Below this line is a listing that includes pictures. Copy exactly, and only, the lines from the one containing "Clone this chart in matplotlib." through the one containing "plt.rcParams['mathtext.default'] = 'regular'"; the pictures do not go in the copy.

┌──

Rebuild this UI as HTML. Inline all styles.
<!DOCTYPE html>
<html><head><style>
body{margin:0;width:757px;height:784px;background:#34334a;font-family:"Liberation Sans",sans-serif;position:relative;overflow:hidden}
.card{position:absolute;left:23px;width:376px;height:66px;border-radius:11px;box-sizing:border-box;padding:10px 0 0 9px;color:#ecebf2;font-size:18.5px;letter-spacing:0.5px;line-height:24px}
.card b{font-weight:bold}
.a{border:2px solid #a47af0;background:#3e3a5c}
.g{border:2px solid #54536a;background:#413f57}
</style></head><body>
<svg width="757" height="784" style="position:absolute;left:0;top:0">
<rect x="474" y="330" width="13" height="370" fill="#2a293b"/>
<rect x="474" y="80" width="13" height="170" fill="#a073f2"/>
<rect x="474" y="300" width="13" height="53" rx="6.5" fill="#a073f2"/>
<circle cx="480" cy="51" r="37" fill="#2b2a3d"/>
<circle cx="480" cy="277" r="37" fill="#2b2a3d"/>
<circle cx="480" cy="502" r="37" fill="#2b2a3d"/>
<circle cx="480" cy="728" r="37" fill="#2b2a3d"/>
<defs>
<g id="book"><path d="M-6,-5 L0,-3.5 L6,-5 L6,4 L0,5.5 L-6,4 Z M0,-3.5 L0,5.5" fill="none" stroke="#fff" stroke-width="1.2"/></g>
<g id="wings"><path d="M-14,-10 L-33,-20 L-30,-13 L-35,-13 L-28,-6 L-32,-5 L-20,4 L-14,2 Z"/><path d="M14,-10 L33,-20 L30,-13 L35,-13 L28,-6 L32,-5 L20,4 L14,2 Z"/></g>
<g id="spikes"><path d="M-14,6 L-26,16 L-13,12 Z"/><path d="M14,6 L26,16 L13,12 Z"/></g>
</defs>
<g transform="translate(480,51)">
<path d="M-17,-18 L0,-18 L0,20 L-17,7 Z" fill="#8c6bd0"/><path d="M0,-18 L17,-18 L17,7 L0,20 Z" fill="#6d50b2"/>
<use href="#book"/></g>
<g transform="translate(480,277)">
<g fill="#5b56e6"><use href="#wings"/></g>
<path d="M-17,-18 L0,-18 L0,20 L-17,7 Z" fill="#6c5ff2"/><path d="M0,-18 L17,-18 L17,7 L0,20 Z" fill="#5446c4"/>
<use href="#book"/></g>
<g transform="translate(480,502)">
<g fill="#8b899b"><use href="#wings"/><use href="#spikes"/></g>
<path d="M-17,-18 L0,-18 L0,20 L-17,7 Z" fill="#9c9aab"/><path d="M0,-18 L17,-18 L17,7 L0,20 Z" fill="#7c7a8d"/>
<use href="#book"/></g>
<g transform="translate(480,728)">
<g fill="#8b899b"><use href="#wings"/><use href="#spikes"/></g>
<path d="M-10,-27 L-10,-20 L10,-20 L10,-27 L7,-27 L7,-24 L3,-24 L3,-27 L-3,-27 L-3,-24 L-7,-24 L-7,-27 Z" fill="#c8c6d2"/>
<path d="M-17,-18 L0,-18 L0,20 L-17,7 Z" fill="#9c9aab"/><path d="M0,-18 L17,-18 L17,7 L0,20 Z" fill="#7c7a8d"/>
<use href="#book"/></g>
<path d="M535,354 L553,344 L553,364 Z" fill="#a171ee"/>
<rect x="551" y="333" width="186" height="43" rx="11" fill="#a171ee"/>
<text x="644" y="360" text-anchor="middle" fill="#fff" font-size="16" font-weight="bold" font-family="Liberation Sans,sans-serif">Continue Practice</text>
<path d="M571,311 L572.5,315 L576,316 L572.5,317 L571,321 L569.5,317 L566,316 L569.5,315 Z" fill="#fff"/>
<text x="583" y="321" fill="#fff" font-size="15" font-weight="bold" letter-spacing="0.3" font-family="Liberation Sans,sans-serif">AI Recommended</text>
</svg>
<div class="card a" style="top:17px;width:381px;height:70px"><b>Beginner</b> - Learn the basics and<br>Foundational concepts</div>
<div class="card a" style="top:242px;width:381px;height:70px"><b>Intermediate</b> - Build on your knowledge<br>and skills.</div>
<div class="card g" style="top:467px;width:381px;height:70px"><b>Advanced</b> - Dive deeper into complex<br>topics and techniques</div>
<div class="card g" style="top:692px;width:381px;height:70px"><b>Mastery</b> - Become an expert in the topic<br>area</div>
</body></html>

└──
┌──

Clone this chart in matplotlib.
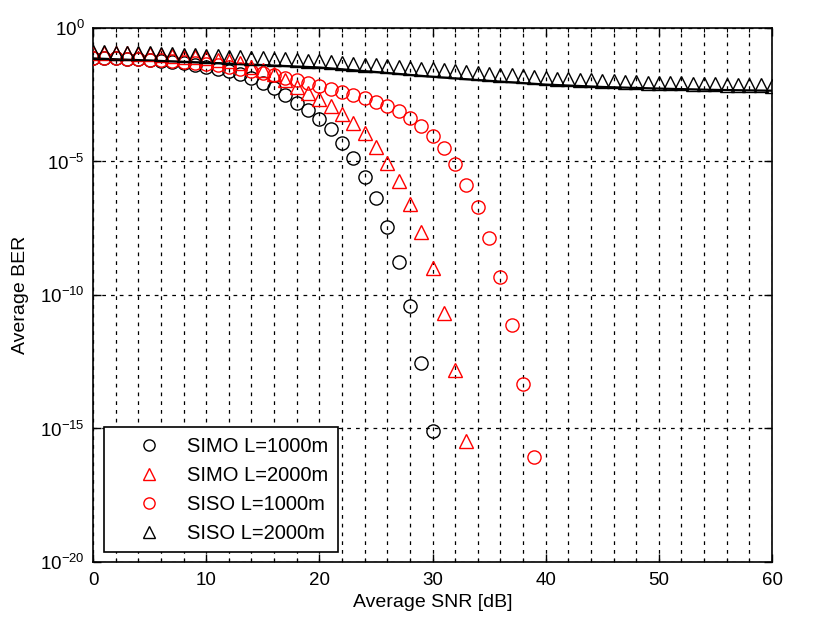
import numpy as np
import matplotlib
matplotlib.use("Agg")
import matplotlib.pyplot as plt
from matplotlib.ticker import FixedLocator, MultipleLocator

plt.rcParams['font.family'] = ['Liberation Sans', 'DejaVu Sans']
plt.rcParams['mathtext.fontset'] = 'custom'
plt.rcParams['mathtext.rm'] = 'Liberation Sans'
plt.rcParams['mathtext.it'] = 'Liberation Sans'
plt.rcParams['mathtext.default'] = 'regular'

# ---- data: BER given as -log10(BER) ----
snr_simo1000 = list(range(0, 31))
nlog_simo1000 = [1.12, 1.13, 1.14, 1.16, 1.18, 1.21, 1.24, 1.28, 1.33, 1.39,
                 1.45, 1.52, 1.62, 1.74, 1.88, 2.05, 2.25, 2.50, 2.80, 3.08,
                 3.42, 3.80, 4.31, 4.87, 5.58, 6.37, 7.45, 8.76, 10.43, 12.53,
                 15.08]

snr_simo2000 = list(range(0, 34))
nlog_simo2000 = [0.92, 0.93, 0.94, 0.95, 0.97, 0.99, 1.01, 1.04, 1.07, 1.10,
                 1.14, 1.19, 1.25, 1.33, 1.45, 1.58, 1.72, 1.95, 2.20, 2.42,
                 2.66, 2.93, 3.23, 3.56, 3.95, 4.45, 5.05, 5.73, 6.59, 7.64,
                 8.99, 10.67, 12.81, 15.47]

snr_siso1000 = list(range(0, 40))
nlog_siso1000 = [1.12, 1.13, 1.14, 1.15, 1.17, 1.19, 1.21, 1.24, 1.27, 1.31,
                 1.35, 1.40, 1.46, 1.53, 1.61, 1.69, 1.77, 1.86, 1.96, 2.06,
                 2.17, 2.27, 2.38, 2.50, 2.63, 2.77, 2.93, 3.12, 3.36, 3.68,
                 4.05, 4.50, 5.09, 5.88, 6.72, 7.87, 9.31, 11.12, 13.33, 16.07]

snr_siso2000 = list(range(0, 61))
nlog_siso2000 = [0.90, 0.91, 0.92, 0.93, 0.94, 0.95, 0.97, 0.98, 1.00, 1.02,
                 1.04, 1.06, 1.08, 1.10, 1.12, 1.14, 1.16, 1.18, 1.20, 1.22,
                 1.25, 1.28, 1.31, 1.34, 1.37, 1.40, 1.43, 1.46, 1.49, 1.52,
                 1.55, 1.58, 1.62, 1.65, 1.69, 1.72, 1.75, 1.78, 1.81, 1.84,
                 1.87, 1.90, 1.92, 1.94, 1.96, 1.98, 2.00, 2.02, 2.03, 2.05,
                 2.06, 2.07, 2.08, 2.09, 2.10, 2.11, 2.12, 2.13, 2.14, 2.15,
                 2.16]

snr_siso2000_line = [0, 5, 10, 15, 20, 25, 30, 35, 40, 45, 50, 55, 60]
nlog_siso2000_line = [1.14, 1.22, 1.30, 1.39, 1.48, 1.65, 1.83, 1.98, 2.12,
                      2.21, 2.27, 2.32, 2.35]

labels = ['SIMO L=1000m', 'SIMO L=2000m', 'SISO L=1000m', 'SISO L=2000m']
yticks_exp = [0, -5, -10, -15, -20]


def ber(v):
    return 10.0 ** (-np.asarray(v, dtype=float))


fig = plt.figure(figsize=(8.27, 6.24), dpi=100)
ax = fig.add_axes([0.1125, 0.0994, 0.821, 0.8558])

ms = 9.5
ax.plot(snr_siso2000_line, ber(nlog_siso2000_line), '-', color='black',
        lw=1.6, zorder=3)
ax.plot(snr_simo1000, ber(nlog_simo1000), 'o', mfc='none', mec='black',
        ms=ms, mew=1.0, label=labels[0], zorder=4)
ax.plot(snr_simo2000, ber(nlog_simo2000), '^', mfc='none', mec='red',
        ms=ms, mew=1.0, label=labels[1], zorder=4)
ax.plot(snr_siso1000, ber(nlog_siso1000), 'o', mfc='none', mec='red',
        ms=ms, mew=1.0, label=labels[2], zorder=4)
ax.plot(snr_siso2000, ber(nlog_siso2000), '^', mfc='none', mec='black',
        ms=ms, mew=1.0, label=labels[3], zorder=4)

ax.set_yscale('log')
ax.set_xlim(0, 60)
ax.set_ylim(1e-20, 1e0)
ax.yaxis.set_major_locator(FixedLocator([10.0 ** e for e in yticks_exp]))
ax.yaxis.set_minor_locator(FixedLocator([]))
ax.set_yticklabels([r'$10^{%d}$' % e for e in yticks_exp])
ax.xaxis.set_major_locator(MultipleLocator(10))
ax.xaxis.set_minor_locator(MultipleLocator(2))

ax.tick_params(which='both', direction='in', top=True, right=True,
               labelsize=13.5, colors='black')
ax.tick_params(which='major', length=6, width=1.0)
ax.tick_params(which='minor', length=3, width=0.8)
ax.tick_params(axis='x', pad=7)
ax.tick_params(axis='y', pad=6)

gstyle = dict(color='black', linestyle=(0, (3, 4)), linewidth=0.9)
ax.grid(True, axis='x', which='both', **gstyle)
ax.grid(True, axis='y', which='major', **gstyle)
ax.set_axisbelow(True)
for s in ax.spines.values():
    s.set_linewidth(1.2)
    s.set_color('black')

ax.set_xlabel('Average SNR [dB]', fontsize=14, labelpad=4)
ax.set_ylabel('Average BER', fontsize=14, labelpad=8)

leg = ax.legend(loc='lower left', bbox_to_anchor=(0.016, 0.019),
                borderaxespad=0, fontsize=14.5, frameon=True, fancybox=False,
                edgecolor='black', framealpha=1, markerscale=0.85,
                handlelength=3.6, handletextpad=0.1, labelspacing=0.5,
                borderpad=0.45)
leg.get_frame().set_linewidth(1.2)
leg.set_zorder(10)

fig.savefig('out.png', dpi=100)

└──

# SOLUTION FOR THIS EXERCISE
Clone this chart in matplotlib.
import numpy as np
import matplotlib
matplotlib.use("Agg")
import matplotlib.pyplot as plt
from matplotlib.ticker import FixedLocator, MultipleLocator

plt.rcParams['font.family'] = ['Liberation Sans', 'DejaVu Sans']
plt.rcParams['mathtext.fontset'] = 'custom'
plt.rcParams['mathtext.rm'] = 'Liberation Sans'
plt.rcParams['mathtext.it'] = 'Liberation Sans'
plt.rcParams['mathtext.default'] = 'regular'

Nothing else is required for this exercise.